Do not copy the pictures; transcribe all other material exactly.

== Data shown ==

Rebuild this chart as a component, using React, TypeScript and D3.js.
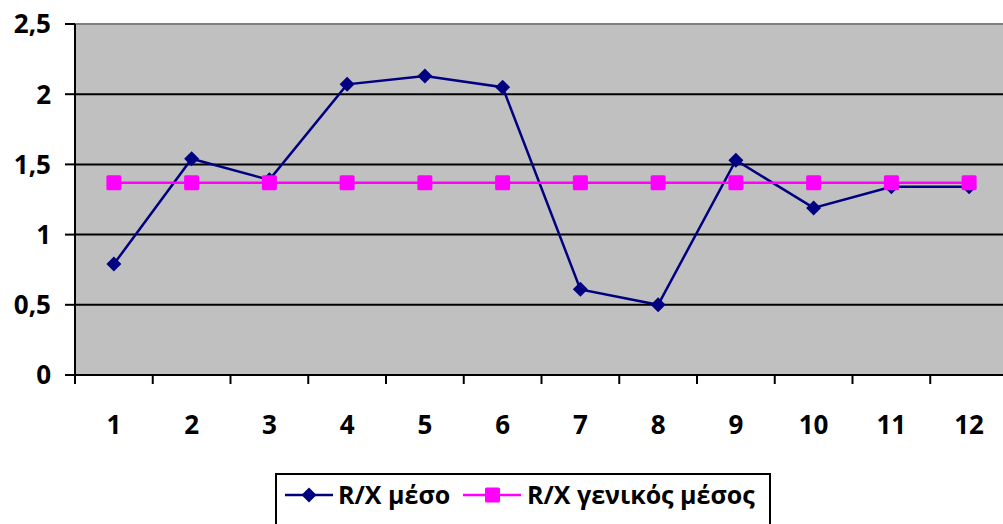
import React from "react";
import * as d3 from "d3";

const categories = ["1", "2", "3", "4", "5", "6", "7", "8", "9", "10", "11", "12"];
const rxMean = [0.79, 1.54, 1.39, 2.07, 2.13, 2.05, 0.61, 0.5, 1.53, 1.19, 1.34, 1.34];
const rxOverallMean = [1.37, 1.37, 1.37, 1.37, 1.37, 1.37, 1.37, 1.37, 1.37, 1.37, 1.37, 1.37];
const yTicks = [0, 0.5, 1, 1.5, 2, 2.5];
const seriesNames = ["R/X μέσο", "R/X γενικός μέσος"];

const W = 1003;
const H = 524;
const FONT = "'Open Sans', 'Liberation Sans', sans-serif";

export default function App() {
  const left = 75;
  const top = 24;
  const bottom = 375;
  const bandW = 77.75;
  const x = d3.scaleBand<string>().domain(categories).range([left, left + bandW * categories.length]).padding(0);
  const y = d3.scaleLinear().domain([0, 2.5]).range([bottom, top]);
  const cx = (c: string) => (x(c) as number) + x.bandwidth() / 2;
  const line = d3.line<number>().x((_, i) => cx(categories[i])).y((v) => y(v));
  const fmt = (v: number) => String(v).replace(".", ",");
  const right = left + bandW * categories.length;
  const diamond = (px: number, py: number, r: number) => `M${px},${py - r}L${px + r},${py}L${px},${py + r}L${px - r},${py}Z`;

  const legY = 495;

  return (
    <svg width={W} height={H} style={{ position: "absolute", left: 0, top: 0, background: "#fff" }} fontFamily={FONT}>
      <rect x={left} y={top} width={right - left} height={bottom - top} fill="#c0c0c0" />
      <line x1={left} x2={right} y1={top} y2={top} stroke="#808080" strokeWidth={2} />
      {yTicks.filter((t) => t > 0 && t < 2.5).map((t) => (
        <line key={t} x1={left} x2={right} y1={y(t)} y2={y(t)} stroke="#000" strokeWidth={2} />
      ))}
      {/* axes */}
      <line x1={left} x2={left} y1={top} y2={bottom + 1} stroke="#000" strokeWidth={2} />
      <line x1={left - 1} x2={right} y1={bottom} y2={bottom} stroke="#000" strokeWidth={2} />
      {yTicks.map((t) => (
        <g key={"yt" + t}>
          <line x1={left - 10} x2={left} y1={y(t)} y2={y(t)} stroke="#000" strokeWidth={2} />
          <text x={51} y={y(t)} dy="0.36em" textAnchor="end" fontSize={26} fontWeight="bold" fill="#000">
            {fmt(t)}
          </text>
        </g>
      ))}
      {categories.map((c) => (
        <g key={"xt" + c}>
          <line x1={x(c) as number} x2={x(c) as number} y1={bottom} y2={bottom + 9} stroke="#000" strokeWidth={2} />
          <text x={cx(c)} y={425} dy="0.36em" textAnchor="middle" fontSize={26} fontWeight="bold" fill="#000">
            {c}
          </text>
        </g>
      ))}
      {/* series 1 */}
      <path d={line(rxMean) || ""} fill="none" stroke="#000080" strokeWidth={2.5} />
      {rxMean.map((v, i) => (
        <path key={"d" + i} d={diamond(cx(categories[i]), y(v), 7.5)} fill="#000080" />
      ))}
      {/* series 2 */}
      <path d={line(rxOverallMean) || ""} fill="none" stroke="#ff00ff" strokeWidth={2.5} />
      {rxOverallMean.map((v, i) => (
        <rect key={"s" + i} x={cx(categories[i]) - 7.5} y={y(v) - 7.5} width={15} height={15} rx={1.5} fill="#ff00ff" />
      ))}
      {/* legend */}
      <rect x={276} y={474} width={494} height={70} fill="#fff" stroke="#000" strokeWidth={2} />
      <line x1={285} x2={333} y1={legY} y2={legY} stroke="#000080" strokeWidth={2.5} />
      <path d={diamond(309, legY, 7.5)} fill="#000080" />
      <text x={338} y={legY} dy="0.36em" fontSize={25} fontWeight="bold" fill="#000">{seriesNames[0]}</text>
      <line x1={463} x2={521} y1={legY} y2={legY} stroke="#ff00ff" strokeWidth={2.5} />
      <rect x={485} y={legY - 7.5} width={15} height={15} rx={1.5} fill="#ff00ff" />
      <text x={527} y={legY} dy="0.36em" fontSize={25} fontWeight="bold" fill="#000">{seriesNames[1]}</text>
    </svg>
  );
}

===

■ Task output
Rebuild this chart as a component, using React, TypeScript and D3.js.
import React from "react";
import * as d3 from "d3";

const categories = ["1", "2", "3", "4", "5", "6", "7", "8", "9", "10", "11", "12"];
const rxMean = [0.79, 1.54, 1.39, 2.07, 2.13, 2.05, 0.61, 0.5, 1.53, 1.19, 1.34, 1.34];
const rxOverallMean = [1.37, 1.37, 1.37, 1.37, 1.37, 1.37, 1.37, 1.37, 1.37, 1.37, 1.37, 1.37];
const yTicks = [0, 0.5, 1, 1.5, 2, 2.5];
const seriesNames = ["R/X μέσο", "R/X γενικός μέσος"];

const W = 1003;
const H = 524;
const FONT = "'Open Sans', 'Liberation Sans', sans-serif";

export default function App() {
  const left = 75;
  const top = 24;
  const bottom = 375;
  const bandW = 77.75;
  const x = d3.scaleBand<string>().domain(categories).range([left, left + bandW * categories.length]).padding(0);
  const y = d3.scaleLinear().domain([0, 2.5]).range([bottom, top]);
  const cx = (c: string) => (x(c) as number) + x.bandwidth() / 2;
  const line = d3.line<number>().x((_, i) => cx(categories[i])).y((v) => y(v));
  const fmt = (v: number) => String(v).replace(".", ",");
  const right = left + bandW * categories.length;
  const diamond = (px: number, py: number, r: number) => `M${px},${py - r}L${px + r},${py}L${px},${py + r}L${px - r},${py}Z`;

  const legY = 495;

  return (
    <svg width={W} height={H} style={{ position: "absolute", left: 0, top: 0, background: "#fff" }} fontFamily={FONT}>
      <rect x={left} y={top} width={right - left} height={bottom - top} fill="#c0c0c0" />
      <line x1={left} x2={right} y1={top} y2={top} stroke="#808080" strokeWidth={2} />
      {yTicks.filter((t) => t > 0 && t < 2.5).map((t) => (
        <line key={t} x1={left} x2={right} y1={y(t)} y2={y(t)} stroke="#000" strokeWidth={2} />
      ))}
      {/* axes */}
      <line x1={left} x2={left} y1={top} y2={bottom + 1} stroke="#000" strokeWidth={2} />
      <line x1={left - 1} x2={right} y1={bottom} y2={bottom} stroke="#000" strokeWidth={2} />
      {yTicks.map((t) => (
        <g key={"yt" + t}>
          <line x1={left - 10} x2={left} y1={y(t)} y2={y(t)} stroke="#000" strokeWidth={2} />
          <text x={51} y={y(t)} dy="0.36em" textAnchor="end" fontSize={26} fontWeight="bold" fill="#000">
            {fmt(t)}
          </text>
        </g>
      ))}
      {categories.map((c) => (
        <g key={"xt" + c}>
          <line x1={x(c) as number} x2={x(c) as number} y1={bottom} y2={bottom + 9} stroke="#000" strokeWidth={2} />
          <text x={cx(c)} y={425} dy="0.36em" textAnchor="middle" fontSize={26} fontWeight="bold" fill="#000">
            {c}
          </text>
        </g>
      ))}
      {/* series 1 */}
      <path d={line(rxMean) || ""} fill="none" stroke="#000080" strokeWidth={2.5} />
      {rxMean.map((v, i) => (
        <path key={"d" + i} d={diamond(cx(categories[i]), y(v), 7.5)} fill="#000080" />
      ))}
      {/* series 2 */}
      <path d={line(rxOverallMean) || ""} fill="none" stroke="#ff00ff" strokeWidth={2.5} />
      {rxOverallMean.map((v, i) => (
        <rect key={"s" + i} x={cx(categories[i]) - 7.5} y={y(v) - 7.5} width={15} height={15} rx={1.5} fill="#ff00ff" />
      ))}
      {/* legend */}
      <rect x={276} y={474} width={494} height={70} fill="#fff" stroke="#000" strokeWidth={2} />
      <line x1={285} x2={333} y1={legY} y2={legY} stroke="#000080" strokeWidth={2.5} />
      <path d={diamond(309, legY, 7.5)} fill="#000080" />
      <text x={338} y={legY} dy="0.36em" fontSize={25} fontWeight="bold" fill="#000">{seriesNames[0]}</text>
      <line x1={463} x2={521} y1={legY} y2={legY} stroke="#ff00ff" strokeWidth={2.5} />
      <rect x={485} y={legY - 7.5} width={15} height={15} rx={1.5} fill="#ff00ff" />
      <text x={527} y={legY} dy="0.36em" fontSize={25} fontWeight="bold" fill="#000">{seriesNames[1]}</text>
    </svg>
  );
}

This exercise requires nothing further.